*Goal of the exercise*
Will you output the lines between the ones holding "Output the Python" and "plt.rcParams['font.family'] = ['Liberation", inclusive, exactly as they stand, and only those lines, with the pictures left out?

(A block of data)
[start]

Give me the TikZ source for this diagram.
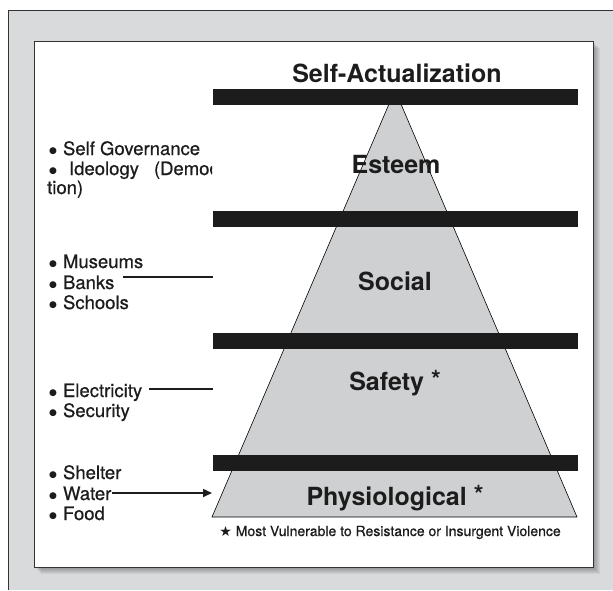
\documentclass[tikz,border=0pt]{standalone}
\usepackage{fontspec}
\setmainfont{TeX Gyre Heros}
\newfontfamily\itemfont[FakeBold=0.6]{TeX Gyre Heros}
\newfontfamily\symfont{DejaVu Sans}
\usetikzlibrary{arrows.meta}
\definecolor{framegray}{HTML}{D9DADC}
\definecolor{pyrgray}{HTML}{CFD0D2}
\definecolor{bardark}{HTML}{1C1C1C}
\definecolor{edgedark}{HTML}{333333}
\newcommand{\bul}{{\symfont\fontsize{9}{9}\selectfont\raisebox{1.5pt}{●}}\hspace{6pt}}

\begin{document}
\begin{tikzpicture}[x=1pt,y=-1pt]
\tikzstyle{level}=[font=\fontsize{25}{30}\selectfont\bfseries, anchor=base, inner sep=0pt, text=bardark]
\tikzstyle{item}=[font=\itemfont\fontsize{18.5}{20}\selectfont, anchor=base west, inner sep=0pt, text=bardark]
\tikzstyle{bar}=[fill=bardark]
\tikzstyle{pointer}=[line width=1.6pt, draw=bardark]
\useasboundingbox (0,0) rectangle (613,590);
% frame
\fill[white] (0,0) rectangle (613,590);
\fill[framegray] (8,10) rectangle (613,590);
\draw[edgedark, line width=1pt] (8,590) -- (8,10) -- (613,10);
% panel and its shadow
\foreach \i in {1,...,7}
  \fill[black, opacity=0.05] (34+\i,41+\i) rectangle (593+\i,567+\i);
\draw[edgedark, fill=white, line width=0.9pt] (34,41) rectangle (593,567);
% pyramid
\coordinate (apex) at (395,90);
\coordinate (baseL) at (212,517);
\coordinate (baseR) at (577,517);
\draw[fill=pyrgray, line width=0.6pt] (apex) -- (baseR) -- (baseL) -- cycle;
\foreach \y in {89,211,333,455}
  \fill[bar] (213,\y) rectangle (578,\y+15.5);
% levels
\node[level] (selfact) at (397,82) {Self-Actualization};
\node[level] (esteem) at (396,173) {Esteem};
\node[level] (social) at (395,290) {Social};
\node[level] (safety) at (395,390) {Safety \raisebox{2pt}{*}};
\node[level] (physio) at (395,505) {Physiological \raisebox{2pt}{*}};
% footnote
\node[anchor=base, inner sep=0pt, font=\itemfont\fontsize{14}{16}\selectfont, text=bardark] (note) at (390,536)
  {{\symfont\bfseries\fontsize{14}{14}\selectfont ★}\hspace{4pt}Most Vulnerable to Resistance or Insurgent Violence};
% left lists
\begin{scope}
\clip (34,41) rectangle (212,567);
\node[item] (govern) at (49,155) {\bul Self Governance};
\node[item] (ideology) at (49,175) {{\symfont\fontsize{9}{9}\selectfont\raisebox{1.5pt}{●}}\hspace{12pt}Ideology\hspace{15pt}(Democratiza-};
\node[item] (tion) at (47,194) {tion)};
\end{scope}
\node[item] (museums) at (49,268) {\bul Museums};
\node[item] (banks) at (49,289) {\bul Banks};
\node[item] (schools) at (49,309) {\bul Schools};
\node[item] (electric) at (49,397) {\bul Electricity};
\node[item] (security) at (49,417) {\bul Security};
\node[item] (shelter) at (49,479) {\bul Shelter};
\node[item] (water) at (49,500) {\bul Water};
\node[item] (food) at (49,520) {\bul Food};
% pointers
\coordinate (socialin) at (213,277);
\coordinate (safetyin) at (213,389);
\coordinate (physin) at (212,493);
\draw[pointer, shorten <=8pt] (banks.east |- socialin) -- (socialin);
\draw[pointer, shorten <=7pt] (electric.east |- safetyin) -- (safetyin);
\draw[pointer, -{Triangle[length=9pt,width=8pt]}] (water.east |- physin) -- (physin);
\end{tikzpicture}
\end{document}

[end]
[start]

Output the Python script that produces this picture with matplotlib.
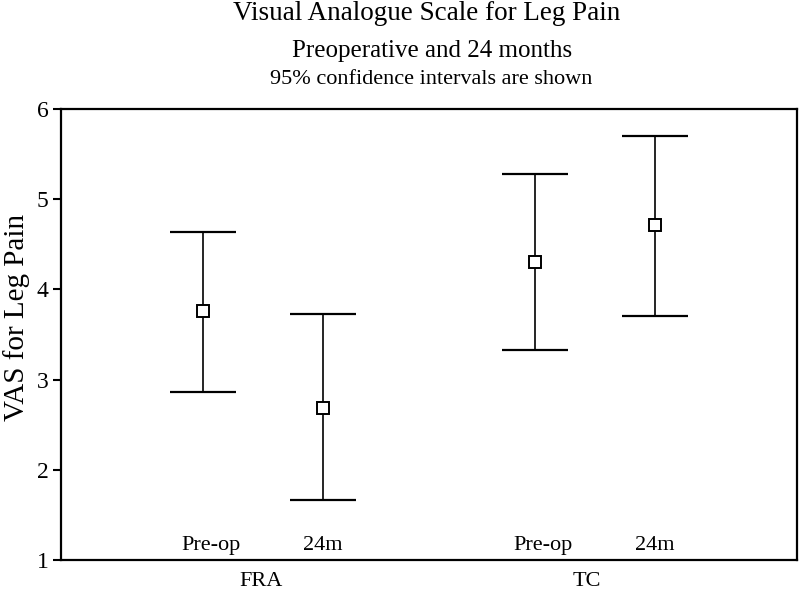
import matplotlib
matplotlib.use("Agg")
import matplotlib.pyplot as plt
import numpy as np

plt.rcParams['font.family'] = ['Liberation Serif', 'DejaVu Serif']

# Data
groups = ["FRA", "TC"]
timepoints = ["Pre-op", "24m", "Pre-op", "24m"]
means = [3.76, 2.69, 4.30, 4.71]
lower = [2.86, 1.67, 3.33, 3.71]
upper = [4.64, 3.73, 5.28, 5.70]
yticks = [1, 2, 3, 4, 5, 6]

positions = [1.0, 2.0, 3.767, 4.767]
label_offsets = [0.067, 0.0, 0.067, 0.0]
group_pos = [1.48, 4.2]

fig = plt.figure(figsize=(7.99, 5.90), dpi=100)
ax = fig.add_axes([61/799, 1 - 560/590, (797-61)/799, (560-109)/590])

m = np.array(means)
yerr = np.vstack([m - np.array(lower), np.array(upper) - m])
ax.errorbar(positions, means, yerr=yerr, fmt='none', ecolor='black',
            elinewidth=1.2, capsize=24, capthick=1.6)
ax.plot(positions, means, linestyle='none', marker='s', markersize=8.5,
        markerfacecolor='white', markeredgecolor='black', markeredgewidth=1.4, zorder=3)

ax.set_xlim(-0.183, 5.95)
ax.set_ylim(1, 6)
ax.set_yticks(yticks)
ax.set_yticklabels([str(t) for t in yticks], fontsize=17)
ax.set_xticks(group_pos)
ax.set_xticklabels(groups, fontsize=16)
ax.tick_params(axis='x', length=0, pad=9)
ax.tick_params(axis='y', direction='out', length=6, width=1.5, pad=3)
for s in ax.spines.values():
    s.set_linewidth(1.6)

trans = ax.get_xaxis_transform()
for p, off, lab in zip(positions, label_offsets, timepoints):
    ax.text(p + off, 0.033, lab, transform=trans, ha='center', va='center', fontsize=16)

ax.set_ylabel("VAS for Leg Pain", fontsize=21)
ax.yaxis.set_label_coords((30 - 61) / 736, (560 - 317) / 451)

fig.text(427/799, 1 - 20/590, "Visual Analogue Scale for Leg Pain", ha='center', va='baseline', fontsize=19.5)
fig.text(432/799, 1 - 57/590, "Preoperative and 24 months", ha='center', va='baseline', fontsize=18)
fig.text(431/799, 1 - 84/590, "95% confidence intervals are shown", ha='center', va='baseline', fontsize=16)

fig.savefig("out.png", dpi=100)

[end]

*Task result*
Output the Python script that produces this picture with matplotlib.
import matplotlib
matplotlib.use("Agg")
import matplotlib.pyplot as plt
import numpy as np

plt.rcParams['font.family'] = ['Liberation Serif', 'DejaVu Serif']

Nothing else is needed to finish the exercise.